*** Entries provided

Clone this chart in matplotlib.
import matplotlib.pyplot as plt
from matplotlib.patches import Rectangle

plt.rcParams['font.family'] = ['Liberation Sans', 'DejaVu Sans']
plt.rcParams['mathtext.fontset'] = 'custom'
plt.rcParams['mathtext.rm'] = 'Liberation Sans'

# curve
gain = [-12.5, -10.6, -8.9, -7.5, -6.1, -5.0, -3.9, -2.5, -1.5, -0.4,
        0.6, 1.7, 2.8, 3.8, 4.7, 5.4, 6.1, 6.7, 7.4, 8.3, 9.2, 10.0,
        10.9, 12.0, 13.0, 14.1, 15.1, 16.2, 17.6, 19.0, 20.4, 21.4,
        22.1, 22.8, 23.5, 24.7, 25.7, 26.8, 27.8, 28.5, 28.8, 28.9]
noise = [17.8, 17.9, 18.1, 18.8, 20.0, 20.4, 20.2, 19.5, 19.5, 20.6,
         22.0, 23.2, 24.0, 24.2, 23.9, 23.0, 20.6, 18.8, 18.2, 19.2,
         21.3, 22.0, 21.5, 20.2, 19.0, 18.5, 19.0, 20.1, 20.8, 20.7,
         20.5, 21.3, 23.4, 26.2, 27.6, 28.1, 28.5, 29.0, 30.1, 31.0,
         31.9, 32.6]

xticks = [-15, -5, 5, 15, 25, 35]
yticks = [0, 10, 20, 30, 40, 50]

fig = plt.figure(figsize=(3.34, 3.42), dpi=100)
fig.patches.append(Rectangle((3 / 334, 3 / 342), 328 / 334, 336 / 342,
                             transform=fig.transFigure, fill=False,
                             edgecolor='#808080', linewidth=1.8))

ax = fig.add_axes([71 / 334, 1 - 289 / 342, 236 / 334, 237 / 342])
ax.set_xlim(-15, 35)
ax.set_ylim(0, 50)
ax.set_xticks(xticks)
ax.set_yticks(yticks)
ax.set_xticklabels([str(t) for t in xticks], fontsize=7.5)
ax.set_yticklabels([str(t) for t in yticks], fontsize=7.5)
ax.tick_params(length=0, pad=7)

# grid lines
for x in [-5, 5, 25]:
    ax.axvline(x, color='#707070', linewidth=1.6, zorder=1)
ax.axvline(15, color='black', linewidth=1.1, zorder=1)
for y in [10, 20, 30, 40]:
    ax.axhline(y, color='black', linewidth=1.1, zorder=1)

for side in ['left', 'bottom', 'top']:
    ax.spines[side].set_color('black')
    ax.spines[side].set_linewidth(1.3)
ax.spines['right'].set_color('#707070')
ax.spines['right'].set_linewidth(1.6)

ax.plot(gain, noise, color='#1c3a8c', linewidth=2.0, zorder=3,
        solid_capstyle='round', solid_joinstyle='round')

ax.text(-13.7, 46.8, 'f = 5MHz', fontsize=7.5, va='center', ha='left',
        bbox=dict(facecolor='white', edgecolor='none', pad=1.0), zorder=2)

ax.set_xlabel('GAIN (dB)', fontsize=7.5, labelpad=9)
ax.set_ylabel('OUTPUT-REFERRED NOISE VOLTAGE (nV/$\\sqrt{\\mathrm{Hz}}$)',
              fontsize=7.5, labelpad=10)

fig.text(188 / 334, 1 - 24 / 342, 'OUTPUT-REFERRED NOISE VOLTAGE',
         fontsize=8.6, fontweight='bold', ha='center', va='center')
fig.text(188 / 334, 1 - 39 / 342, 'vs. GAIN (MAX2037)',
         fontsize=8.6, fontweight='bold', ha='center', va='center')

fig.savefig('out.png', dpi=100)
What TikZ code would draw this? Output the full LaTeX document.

******

Requirements>
Quote all the records exactly, please, leaving none out.

Answer for the task>
Clone this chart in matplotlib.
import matplotlib.pyplot as plt
from matplotlib.patches import Rectangle

plt.rcParams['font.family'] = ['Liberation Sans', 'DejaVu Sans']
plt.rcParams['mathtext.fontset'] = 'custom'
plt.rcParams['mathtext.rm'] = 'Liberation Sans'

# curve
gain = [-12.5, -10.6, -8.9, -7.5, -6.1, -5.0, -3.9, -2.5, -1.5, -0.4,
        0.6, 1.7, 2.8, 3.8, 4.7, 5.4, 6.1, 6.7, 7.4, 8.3, 9.2, 10.0,
        10.9, 12.0, 13.0, 14.1, 15.1, 16.2, 17.6, 19.0, 20.4, 21.4,
        22.1, 22.8, 23.5, 24.7, 25.7, 26.8, 27.8, 28.5, 28.8, 28.9]
noise = [17.8, 17.9, 18.1, 18.8, 20.0, 20.4, 20.2, 19.5, 19.5, 20.6,
         22.0, 23.2, 24.0, 24.2, 23.9, 23.0, 20.6, 18.8, 18.2, 19.2,
         21.3, 22.0, 21.5, 20.2, 19.0, 18.5, 19.0, 20.1, 20.8, 20.7,
         20.5, 21.3, 23.4, 26.2, 27.6, 28.1, 28.5, 29.0, 30.1, 31.0,
         31.9, 32.6]

xticks = [-15, -5, 5, 15, 25, 35]
yticks = [0, 10, 20, 30, 40, 50]

fig = plt.figure(figsize=(3.34, 3.42), dpi=100)
fig.patches.append(Rectangle((3 / 334, 3 / 342), 328 / 334, 336 / 342,
                             transform=fig.transFigure, fill=False,
                             edgecolor='#808080', linewidth=1.8))

ax = fig.add_axes([71 / 334, 1 - 289 / 342, 236 / 334, 237 / 342])
ax.set_xlim(-15, 35)
ax.set_ylim(0, 50)
ax.set_xticks(xticks)
ax.set_yticks(yticks)
ax.set_xticklabels([str(t) for t in xticks], fontsize=7.5)
ax.set_yticklabels([str(t) for t in yticks], fontsize=7.5)
ax.tick_params(length=0, pad=7)

# grid lines
for x in [-5, 5, 25]:
    ax.axvline(x, color='#707070', linewidth=1.6, zorder=1)
ax.axvline(15, color='black', linewidth=1.1, zorder=1)
for y in [10, 20, 30, 40]:
    ax.axhline(y, color='black', linewidth=1.1, zorder=1)

for side in ['left', 'bottom', 'top']:
    ax.spines[side].set_color('black')
    ax.spines[side].set_linewidth(1.3)
ax.spines['right'].set_color('#707070')
ax.spines['right'].set_linewidth(1.6)

ax.plot(gain, noise, color='#1c3a8c', linewidth=2.0, zorder=3,
        solid_capstyle='round', solid_joinstyle='round')

ax.text(-13.7, 46.8, 'f = 5MHz', fontsize=7.5, va='center', ha='left',
        bbox=dict(facecolor='white', edgecolor='none', pad=1.0), zorder=2)

ax.set_xlabel('GAIN (dB)', fontsize=7.5, labelpad=9)
ax.set_ylabel('OUTPUT-REFERRED NOISE VOLTAGE (nV/$\\sqrt{\\mathrm{Hz}}$)',
              fontsize=7.5, labelpad=10)

fig.text(188 / 334, 1 - 24 / 342, 'OUTPUT-REFERRED NOISE VOLTAGE',
         fontsize=8.6, fontweight='bold', ha='center', va='center')
fig.text(188 / 334, 1 - 39 / 342, 'vs. GAIN (MAX2037)',
         fontsize=8.6, fontweight='bold', ha='center', va='center')

fig.savefig('out.png', dpi=100)
What TikZ code would draw this? Output the full LaTeX document.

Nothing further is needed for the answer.